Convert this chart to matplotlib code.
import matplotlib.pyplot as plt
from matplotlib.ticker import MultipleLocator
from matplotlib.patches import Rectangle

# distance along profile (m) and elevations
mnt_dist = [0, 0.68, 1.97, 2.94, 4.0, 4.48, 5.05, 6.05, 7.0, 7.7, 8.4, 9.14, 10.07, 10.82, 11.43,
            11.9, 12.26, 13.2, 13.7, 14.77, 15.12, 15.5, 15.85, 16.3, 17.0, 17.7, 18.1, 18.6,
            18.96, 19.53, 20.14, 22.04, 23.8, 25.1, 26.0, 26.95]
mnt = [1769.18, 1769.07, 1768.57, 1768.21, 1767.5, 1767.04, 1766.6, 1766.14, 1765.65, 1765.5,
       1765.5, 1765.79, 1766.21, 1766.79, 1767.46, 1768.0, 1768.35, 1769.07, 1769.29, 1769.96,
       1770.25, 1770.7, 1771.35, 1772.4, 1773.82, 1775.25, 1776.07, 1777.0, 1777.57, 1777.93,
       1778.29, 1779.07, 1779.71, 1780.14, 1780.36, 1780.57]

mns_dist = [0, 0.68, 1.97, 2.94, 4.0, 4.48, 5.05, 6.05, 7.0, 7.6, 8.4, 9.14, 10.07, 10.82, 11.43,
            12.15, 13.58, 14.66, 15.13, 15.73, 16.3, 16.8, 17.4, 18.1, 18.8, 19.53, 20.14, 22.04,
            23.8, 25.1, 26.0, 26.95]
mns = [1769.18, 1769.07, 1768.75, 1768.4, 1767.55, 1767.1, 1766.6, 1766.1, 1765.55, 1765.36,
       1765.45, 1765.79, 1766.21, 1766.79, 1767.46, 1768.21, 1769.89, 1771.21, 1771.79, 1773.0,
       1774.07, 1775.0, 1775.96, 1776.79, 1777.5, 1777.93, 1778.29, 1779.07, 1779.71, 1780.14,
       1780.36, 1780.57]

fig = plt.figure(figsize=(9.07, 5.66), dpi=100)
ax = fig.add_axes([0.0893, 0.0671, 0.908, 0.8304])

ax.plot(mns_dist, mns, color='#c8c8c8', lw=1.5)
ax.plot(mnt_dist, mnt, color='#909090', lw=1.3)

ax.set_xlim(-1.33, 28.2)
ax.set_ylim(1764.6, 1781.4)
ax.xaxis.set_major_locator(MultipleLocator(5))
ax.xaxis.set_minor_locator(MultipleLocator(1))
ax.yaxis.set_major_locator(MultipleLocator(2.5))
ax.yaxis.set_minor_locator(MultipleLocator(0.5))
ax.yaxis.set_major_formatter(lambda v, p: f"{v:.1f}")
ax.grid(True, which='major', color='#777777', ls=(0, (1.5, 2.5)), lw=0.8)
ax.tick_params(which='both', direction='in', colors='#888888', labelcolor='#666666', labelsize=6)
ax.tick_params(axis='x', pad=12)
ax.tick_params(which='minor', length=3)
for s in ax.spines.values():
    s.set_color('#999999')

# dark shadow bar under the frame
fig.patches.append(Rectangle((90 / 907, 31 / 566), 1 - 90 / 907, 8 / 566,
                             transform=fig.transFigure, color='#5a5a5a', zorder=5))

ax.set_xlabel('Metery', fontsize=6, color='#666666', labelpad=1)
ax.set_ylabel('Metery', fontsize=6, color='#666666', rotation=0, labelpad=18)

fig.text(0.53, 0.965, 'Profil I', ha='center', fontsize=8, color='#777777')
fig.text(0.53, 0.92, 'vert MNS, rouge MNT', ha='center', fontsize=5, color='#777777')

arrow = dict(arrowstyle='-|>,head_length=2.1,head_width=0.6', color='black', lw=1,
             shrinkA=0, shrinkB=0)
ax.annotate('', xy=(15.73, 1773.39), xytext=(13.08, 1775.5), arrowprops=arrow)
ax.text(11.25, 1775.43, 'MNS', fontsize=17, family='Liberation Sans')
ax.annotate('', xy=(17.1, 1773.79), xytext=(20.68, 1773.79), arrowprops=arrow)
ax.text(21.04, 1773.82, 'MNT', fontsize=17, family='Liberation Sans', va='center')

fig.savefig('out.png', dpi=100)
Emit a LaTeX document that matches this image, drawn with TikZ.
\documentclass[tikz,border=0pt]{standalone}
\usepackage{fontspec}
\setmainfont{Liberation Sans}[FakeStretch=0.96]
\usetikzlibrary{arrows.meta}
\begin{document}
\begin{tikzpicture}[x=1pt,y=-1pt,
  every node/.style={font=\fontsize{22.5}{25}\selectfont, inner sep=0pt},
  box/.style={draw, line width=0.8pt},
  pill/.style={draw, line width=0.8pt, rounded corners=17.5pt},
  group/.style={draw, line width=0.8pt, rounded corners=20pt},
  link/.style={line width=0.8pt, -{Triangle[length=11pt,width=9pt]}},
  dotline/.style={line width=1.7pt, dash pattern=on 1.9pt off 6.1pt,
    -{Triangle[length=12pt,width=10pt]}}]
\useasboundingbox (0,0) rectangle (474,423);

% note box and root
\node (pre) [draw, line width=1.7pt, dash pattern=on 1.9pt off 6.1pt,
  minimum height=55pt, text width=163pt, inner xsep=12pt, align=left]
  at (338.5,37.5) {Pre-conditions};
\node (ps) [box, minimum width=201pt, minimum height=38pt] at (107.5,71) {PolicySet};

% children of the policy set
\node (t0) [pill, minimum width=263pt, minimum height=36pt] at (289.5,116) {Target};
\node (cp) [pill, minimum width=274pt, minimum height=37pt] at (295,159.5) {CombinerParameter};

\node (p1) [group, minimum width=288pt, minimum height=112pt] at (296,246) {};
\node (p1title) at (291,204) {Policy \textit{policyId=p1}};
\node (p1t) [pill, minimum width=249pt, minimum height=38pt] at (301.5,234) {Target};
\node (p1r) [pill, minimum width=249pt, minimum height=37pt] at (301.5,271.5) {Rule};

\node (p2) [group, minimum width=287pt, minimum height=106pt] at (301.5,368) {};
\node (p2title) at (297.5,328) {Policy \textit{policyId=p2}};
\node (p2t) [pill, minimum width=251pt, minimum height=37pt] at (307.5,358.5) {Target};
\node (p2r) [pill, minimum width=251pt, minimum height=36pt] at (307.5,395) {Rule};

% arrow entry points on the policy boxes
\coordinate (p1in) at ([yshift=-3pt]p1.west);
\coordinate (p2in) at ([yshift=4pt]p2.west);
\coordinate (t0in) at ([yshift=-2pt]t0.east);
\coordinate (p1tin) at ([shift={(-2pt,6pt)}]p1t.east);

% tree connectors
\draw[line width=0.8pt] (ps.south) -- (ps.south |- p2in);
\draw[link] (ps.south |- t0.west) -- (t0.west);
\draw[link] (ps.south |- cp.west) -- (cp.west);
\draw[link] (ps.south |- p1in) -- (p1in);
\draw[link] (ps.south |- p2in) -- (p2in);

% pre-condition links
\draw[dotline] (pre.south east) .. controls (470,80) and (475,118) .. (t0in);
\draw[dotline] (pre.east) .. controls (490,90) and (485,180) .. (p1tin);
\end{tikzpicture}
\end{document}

+++++

■ WHAT YOU HAVE TO DO: Extract, please, the lines from the start of the entries above through the one with "from matplotlib.patches import Rectangle", both included, reproducing each exactly and adding nothing.

■ FINAL RESULT:
Convert this chart to matplotlib code.
import matplotlib.pyplot as plt
from matplotlib.ticker import MultipleLocator
from matplotlib.patches import Rectangle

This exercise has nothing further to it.